Most of this work fell into the category of"social history," focusing especially on laborers, women, immigrants and racial minorities. Often brilliant and insightful, this scholarship typically lacked a narrative structure--that is, a story--that lay readers could recognize or enjoy. For the most part, then, they ignored it. So American readers turned to a new generation of so-called amateur- and journalist-historians like David McCullough and Doris Kearns Goodwin, who continued to produce vast, sprawling narratives about great men (or, less often, great women). So did Ken Burns and other documentary filmmakers, crowding public and cable television with a prodigious array of historical offerings.

Most professional historians turn up their noses at this type of popular history, if they notice it at all.
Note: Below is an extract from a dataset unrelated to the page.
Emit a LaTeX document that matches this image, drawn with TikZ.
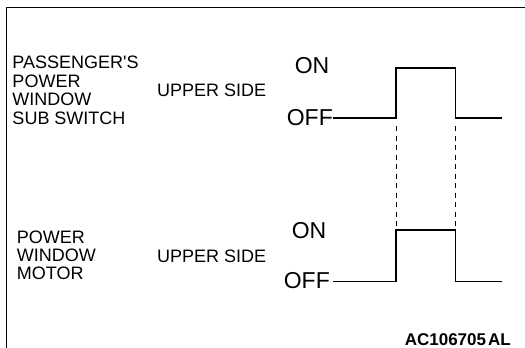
\documentclass[tikz,border=0pt]{standalone}
\usepackage{fontspec}
\setmainfont{Liberation Sans}[Ligatures=TeXOff]
\begin{document}
\begin{tikzpicture}[x=1pt,y=-1pt,
  lbl/.style={inner sep=0pt, font=\fontsize{18}{18.4}\selectfont, align=left, anchor=west},
  lvl/.style={inner sep=0pt, font=\fontsize{23}{24}\selectfont},
  wave/.style={line width=1.8pt, line join=miter},
  guide/.style={line width=0.9pt, dash pattern=on 5pt off 4.5pt},
  frame/.style={line width=1pt},
  code/.style={inner sep=0pt, font=\fontsize{17}{19}\selectfont\bfseries, anchor=east}]
\useasboundingbox (0,0) rectangle (525,348);
\draw[frame] (6.5,348) -- (6.5,7) -- (525,7);
% upper signal
\node[lbl] (sw) at (12.3,90.3) {PASSENGER'S\\POWER\\WINDOW\\SUB SWITCH};
\node[lbl] (up1) at (157,90) {UPPER SIDE};
\node[lvl] (on1) at (312,65.8) {ON};
\node[lvl,anchor=east] (off1) at (333,117.7) {OFF};
\coordinate (a1) at (333,117.7);
\coordinate (b1) at (396,117.7);
\coordinate (c1) at (396,67.7);
\coordinate (d1) at (455.5,67.7);
\coordinate (e1) at (455.5,117.7);
\coordinate (f1) at (502,117.7);
\draw[wave] (a1) -- (b1) -- (c1) -- (d1) -- (e1) -- (f1);
% lower signal
\node[lbl] (mot) at (16.7,255.3) {POWER\\WINDOW\\MOTOR};
\node[lbl] (up2) at (157,256) {UPPER SIDE};
\node[lvl] (on2) at (309,230.5) {ON};
\node[lvl,anchor=east] (off2) at (330,280.5) {OFF};
\coordinate (a2) at (333,281.5);
\coordinate (b2) at (396,281.5);
\coordinate (c2) at (396,230);
\coordinate (d2) at (455.5,230);
\coordinate (e2) at (455.5,281.5);
\coordinate (f2) at (502,281.5);
\draw[wave] (a2) -- (b2) -- (c2) -- (d2) -- (e2) -- (f2);
% guides
\coordinate (g1t) at (396,126);
\coordinate (g2t) at (455.5,126);
\draw[guide] (g1t) -- (g1t |- c2);
\draw[guide] (g2t) -- (g2t |- d2);
\node[code] (id) at (511,340) {AC106705\hspace{0.12em}AL};
\end{tikzpicture}
\end{document}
Indeed, they sneer at the handful of fellow academics--like Arthur Schlesinger Jr.--who have managed to find a general audience for their work. These poor souls are dismissed as mere"popularizers," which tells you all you need to know.

If you can engage the lay reader, you can't be much of a thinker. To be fair, much of popular history is shallow, superficial and blandly patriotic. Schlesinger's book on Kennedy, especially, came under fire for its glowing portrait of the so-called Camelot Era. But he also produced sharp critiques of White House power, especially in his final book,"War and the American Presidency." Calling the war in Iraq a"ghastly mess," Schlesinger condemned President Bush for curbing domestic civil liberties.

And that broadside, in turn, led Bush loyalists to slough off Schlesinger as a Democratic lackey. But as Schlesinger learned from his own father, the price of public engagement was a certain amount of public criticism.

That's what drew me to Schlesinger's door in the first place. Researching popular controversies over history, I discovered that Arthur Schlesinger Sr. had come under attack in the 1920s for allegedly demeaning the founding fathers. One mob in Chicago burned his books; and a teacher suggested that he"should be filling a cell in a federal prison."

I couldn't find much else about the controversy, so I contacted Arthur Schlesinger Jr. Graciously, he offered to let me look at his family's personal papers. And when I mentioned my interest in the Chicago episode, he smiled.

"Ah, book burning," he mused."As American as apple pie."

Lest I get the wrong idea, however, Schlesinger went on to insist that all historians should write for the general public. He said some readers won't like what we say, but at least they'll sit up and take notice."Give it your best shot," he said,"and let the chips fall where they may." Sadly, as Schlesinger's death reminds us, that's not a chance that too many other historians are willing to take.